For ‘Dignity March’, Sexual Assault Survivors to Cover 10,000 km
The convenor of Rashtriya Garima Abhiyan, along with sexual violence survivors, including Bhanwari Devi, at the press conference.
The convenor of Rashtriya Garima Abhiyan, along with sexual violence survivors, including Bhanwari Devi, at the press conference.(Photo: The Quint)

For ‘Dignity March’, Sexual Assault Survivors to Cover 10,000 km

At least 5000 survivors of sexual assaults from across the country are preparing to begin the ‘Dignity March’ from Mumbai on Thursday, 20 December.

The 65-day-march organised by the Rashtriya Garima Abhiyan and other groups will see survivors of sexual violence and their families cover 10,000 km across 24 states of the country. The aim: End victim-shaming of survivors of sexual violence.

“The key purpose of this yatra is that we want people to listen to us. We want justice and for that we will shake everyone (authorities) up till we receive our justice,” says 57-year-old Bhanwari Devi, whose lifelong struggle for justice began after she was gang-raped in Rajasthan in 1992. Her case laid the foundation for forming Vishakha guidelines (laws against sexual harassment at workplace).

Having fought all her life to see her rapists behind bars, Devi now aims to create awareness about the social stigma that rape survivors and their families face even today.

The ‘Dignity March’ was planned after a survey conducted by the Rashtriya Garima Abhiyan brought to light some shocking facts on sexual violence across the country.

It found that 95 percent incidents of sexual violence against women and children across India go unreported. Among the 1,553 respondents from across 14 states, 74 percent said that they had faced sexual violence.

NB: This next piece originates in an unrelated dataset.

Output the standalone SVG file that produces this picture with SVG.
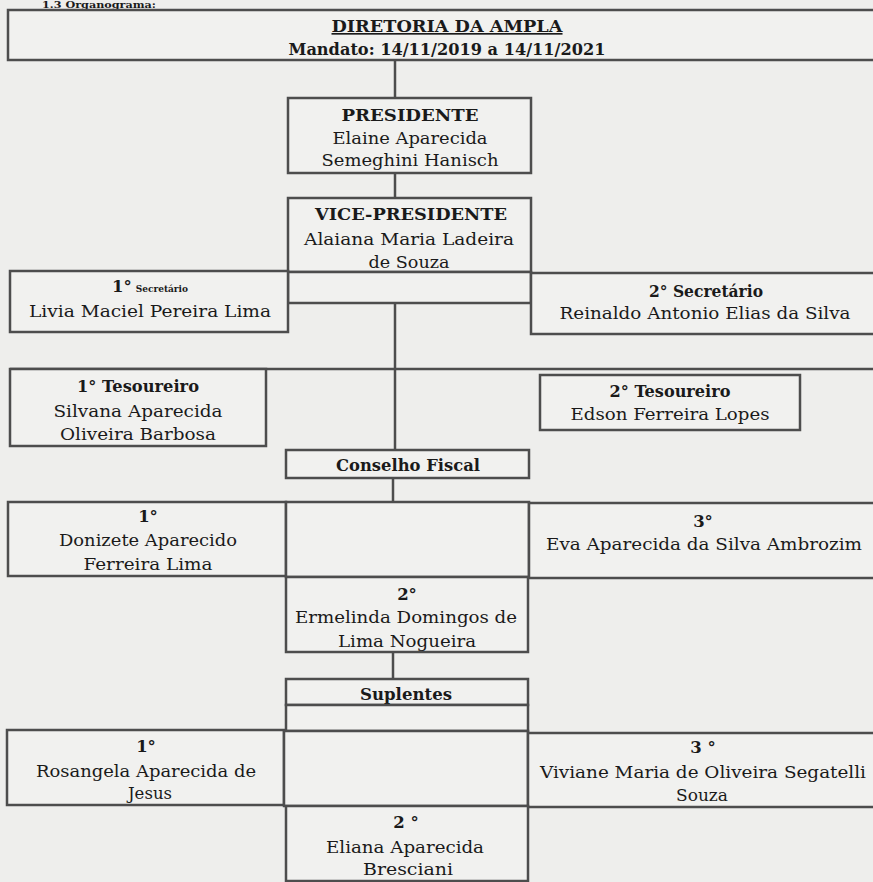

“We found out that most women don’t end up reporting sexual violence because they don’t receive support from their families and friends, and because they fear social stigma. We want the survivors to talk to people in these cities, share their stories in the hope of helping people open up about their experience, and even initiate legal action if necessary.”
Ashif Shaikh, Convenor, Rashtriya Garima Abhiyan 

Of the 1,150 people who said they had been sexually assaulted, 78 percent said they were minors when the incidents took place. In 64 percent cases, the abuser was known to the victim.

While addressing a press conference, sexual violence survivors – Bhanwari Devi, Urmila Devi and Janki Bai, a custodial gang-rape survivor, spoke about their fight for justice.

“Nine years ago I was waiting at the police station after my daughter-in-law had filed a case against my son, husband and me. Even though it was false, they were arrested and I was waiting at the police station for them. I was the only woman. They woke me up at night, took me inside and started verbally and physically abusing me. Four policemen raped me and threatened to implicate my son in false cases if I complained.”
Janki Bai, Rape Survivor  

Janki, however, refused to stay quiet. She narrated the incident to a jailer the next day who helped her file an FIR. Today, she’s actively fighting to help survivors of custodial rape speak their truth.

The ‘Dignity March’, which will see survivors like Janki Bai and others’ participation, will make its final stop in Delhi on 22 February 2019.